Use a single consistent delimiter in metric names. Using a single consistent delimiter in metric names helps you search with wildcards. Use periods or underscores as delimiters. Don’t use colons or slashes.
Avoid changing metric and dimension names. If you change a name, you have to update the charts and detectors that use the old name. Infrastructure Monitoring doesn’t do this automatically.
Remember that you’re not the only person using the metric or dimension. Use names that others in your organization can identify and understand. Follow established conventions. To find out the conventions in your organization, browse your metrics using the Metric Finder.
Guidelines for working with low and high cardinality data 🔗
Send low-cardinality data only in metric names or dimension key names. Low-cardinality data has a small number of distinct values. For example, the metric name web.http.error.count for a gauge metric that reports the number of HTTP request errors has a single value. This name is also readable and self-explanatory. For more information on gauge metrics, see Identify metric types.

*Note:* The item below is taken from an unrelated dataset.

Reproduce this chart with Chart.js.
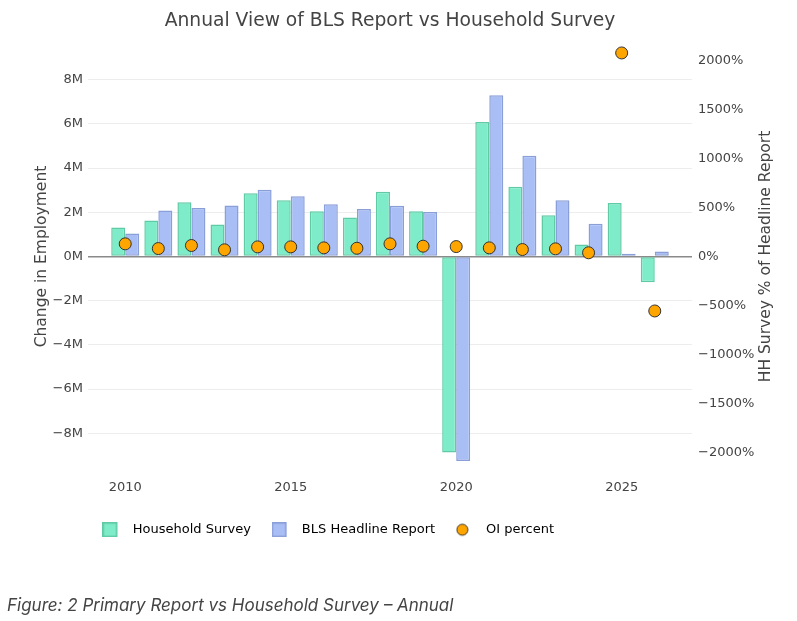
<!DOCTYPE html>
<html>
<head>
<meta charset="utf-8">
<script src="https://cdn.jsdelivr.net/npm/chart.js@4.4.1/dist/chart.umd.min.js"></script>
<style>
html, body { margin: 0; padding: 0; background: #fff; }
#wrap { position: relative; width: 797px; height: 621px; overflow: hidden; }
#c { position: absolute; left: 0; top: 0; }
#caption {
  position: absolute; left: 7px; top: 595px; line-height: 20px;
  font-family: Inter, "Noto Sans", sans-serif; font-style: italic; font-size: 17px;
  color: #444; white-space: nowrap; letter-spacing: 0px;
}
</style>
</head>
<body>
<div id="wrap">
  <canvas id="c" width="797" height="621"></canvas>
  <div id="caption">Figure: 2 Primary Report vs Household Survey – Annual</div>
</div>
<script>
// ---- data (employment change in millions, OI in percent) ----
const years = [2010, 2011, 2012, 2013, 2014, 2015, 2016, 2017, 2018, 2019, 2020, 2021, 2022, 2023, 2024, 2025, 2026];
const householdSurvey = [1.31, 1.63, 2.45, 1.45, 2.86, 2.54, 2.05, 1.77, 2.93, 2.05, -8.87, 6.09, 3.16, 1.87, 0.54, 2.42, -1.16];
const blsHeadline = [1.04, 2.08, 2.20, 2.31, 3.02, 2.73, 2.36, 2.15, 2.30, 2.01, -9.25, 7.30, 4.56, 2.54, 1.48, 0.12, 0.23];
const oiPercent = [129, 81, 112, 68, 98, 98, 88, 84, 129, 105, 101, 88, 71, 78, 38, 2074, -555];
const xTickYears = [2010, 2015, 2020, 2025];
const leftTicks = [-8, -6, -4, -2, 0, 2, 4, 6, 8];
const rightTicks = [-2000, -1500, -1000, -500, 0, 500, 1000, 1500, 2000];
const seriesNames = ['Household Survey', 'BLS Headline Report', 'OI percent'];

const FONT = '"DejaVu Sans", Verdana, sans-serif';
const TXT = '#444';
const greenFill = '#7eecc9', greenLine = '#5fcaa3';
const blueFill = '#a8bef4', blueLine = '#8a9ed8';
const orange = '#ffa500', dotLine = '#333';

const minus = (s) => s.replace('-', '\u2212');

function legendSymbol(kind, fill, stroke) {
  const cv = document.createElement('canvas');
  cv.width = 24; cv.height = 15;
  const g = cv.getContext('2d');
  g.fillStyle = fill; g.strokeStyle = stroke; g.lineWidth = 1.5;
  if (kind === 'rect') {
    g.fillRect(0.75, 0.75, 13.5, 13.5);
    g.strokeRect(0.75, 0.75, 13.5, 13.5);
  } else {
    g.lineWidth = 1;
    g.beginPath(); g.arc(6.5, 7.5, 5.5, 0, Math.PI * 2); g.fill(); g.stroke();
  }
  return cv;
}
const legendIcons = [
  legendSymbol('rect', greenFill, greenLine),
  legendSymbol('rect', blueFill, blueLine),
  legendSymbol('circle', orange, dotLine)
];

const rightTitlePlugin = {
  id: 'rightTitle',
  afterLayout(chart) {
    chart.legend.left = 81.7;
    chart.legend.top = 502.2;
  },
  afterDraw(chart) {
    const ca = chart.chartArea;
    const ctx = chart.ctx;
    ctx.save();
    ctx.translate(766, (ca.top + ca.bottom) / 2);
    ctx.rotate(-Math.PI / 2);
    ctx.font = '15.5px ' + FONT;
    ctx.fillStyle = TXT;
    ctx.textAlign = 'center';
    ctx.textBaseline = 'middle';
    ctx.fillText('HH Survey % of Headline Report', 0, 0);
    ctx.restore();
  }
};

const toPts = (arr) => years.map((yr, i) => ({ x: yr, y: arr[i] }));

new Chart(document.getElementById('c'), {
  type: 'bar',
  data: {
    datasets: [
      {
        type: 'scatter', label: seriesNames[2], data: toPts(oiPercent), yAxisID: 'y2', xAxisID: 'x',
        pointRadius: 6, pointHoverRadius: 6, backgroundColor: orange, borderColor: dotLine, borderWidth: 1, order: -1
      },
      {
        label: seriesNames[0], data: toPts(householdSurvey), yAxisID: 'y', xAxisID: 'x',
        backgroundColor: greenFill, borderColor: greenLine, borderWidth: 1.5, borderSkipped: false,
        categoryPercentage: 0.846, barPercentage: 1.0, order: 1
      },
      {
        label: seriesNames[1], data: toPts(blsHeadline), yAxisID: 'y', xAxisID: 'x',
        backgroundColor: blueFill, borderColor: blueLine, borderWidth: 1.5, borderSkipped: false,
        categoryPercentage: 0.846, barPercentage: 1.0, order: 1
      }
    ]
  },
  options: {
    responsive: false,
    animation: false,
    events: [],
    layout: { padding: { top: 0, left: 0, right: 0, bottom: 79 } },
    plugins: {
      title: {
        display: true, text: 'Annual View of BLS Report vs Household Survey',
        color: TXT, font: { family: FONT, size: 18.7, weight: 'normal', lineHeight: 1.2 },
        padding: { top: 10, bottom: 12.56 }, fullSize: false
      },
      legend: {
        display: true, position: 'bottom', align: 'start',
        labels: {
          usePointStyle: true, pointStyleWidth: 23.5, padding: 21, color: TXT,
          font: { family: FONT, size: 13 },
          generateLabels: () => [1, 2, 0].map((di, k) => ({
            text: seriesNames[k], pointStyle: legendIcons[k], fillStyle: 'transparent',
            strokeStyle: 'transparent', lineWidth: 0, datasetIndex: di, hidden: false
          }))
        }
      },
      tooltip: { enabled: false }
    },
    scales: {
      x: {
        type: 'linear', position: 'bottom', min: 2008.875, max: 2027.125, offset: false,
        grid: { display: false }, border: { display: false },
        ticks: { color: TXT, font: { family: FONT, size: 13 }, padding: 3.5, callback: (v) => String(v) },
        afterBuildTicks: (ax) => { ax.ticks = xTickYears.map((v) => ({ value: v })); },
        afterFit: (ax) => { ax.height = 30; }
      },
      y: {
        type: 'linear', position: 'left', min: -9.57, max: 9.57,
        grid: {
          drawTicks: false,
          color: (c) => (c.tick && c.tick.value === 0 ? '#8a8a8a' : '#ededed'),
          lineWidth: (c) => (c.tick && c.tick.value === 0 ? 1.5 : 1)
        },
        border: { display: false },
        ticks: { color: TXT, font: { family: FONT, size: 13 }, padding: 5, callback: (v) => minus(String(v)) + 'M' },
        afterBuildTicks: (ax) => { ax.ticks = leftTicks.map((v) => ({ value: v })); },
        afterFit: (ax) => { ax.width = 88; },
        title: {
          display: true, text: 'Change in Employment', color: TXT,
          font: { family: FONT, size: 15.5, lineHeight: 1.2 }, padding: { top: 32.7, bottom: 0 }
        }
      },
      y2: {
        type: 'linear', position: 'right', min: -2155, max: 2155,
        grid: { display: false, drawOnChartArea: false, drawTicks: false }, border: { display: false },
        ticks: { color: TXT, font: { family: FONT, size: 13 }, padding: 6, callback: (v) => minus(String(v)) + '%' },
        afterBuildTicks: (ax) => { ax.ticks = rightTicks.map((v) => ({ value: v })); },
        afterFit: (ax) => { ax.width = 105; }
      }
    }
  },
  plugins: [rightTitlePlugin]
});
</script>
</body>
</html>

High-cardinality data has a large number of distinct values. For example, timestamps are high-cardinality data. Only send this kind of high-cardinality data in dimension values. If you send high-cardinality data in metric names, Infrastructure Monitoring might not ingest the data. Infrastructure Monitoring specifically rejects metrics with names that contain timestamps. High-cardinality data does have legitimate uses. For example, in containerized environments, container_id is usually a high-cardinality field. If you include container_id in a metric name such as
system.cpu.utilization.<container_id>, instead of having one MTS, you would have as many MTS as you have containers.
Guidance for custom event names 🔗
Custom events are collections of key-value pairs you can send to Infrastructure Monitoring to display in charts and view in event feeds. For example, you can send “release” events whenever you release new code and then correlate metric changes with releases by overlaying the release events on charts. The Metric and dimension key naming standards also apply to custom event naming.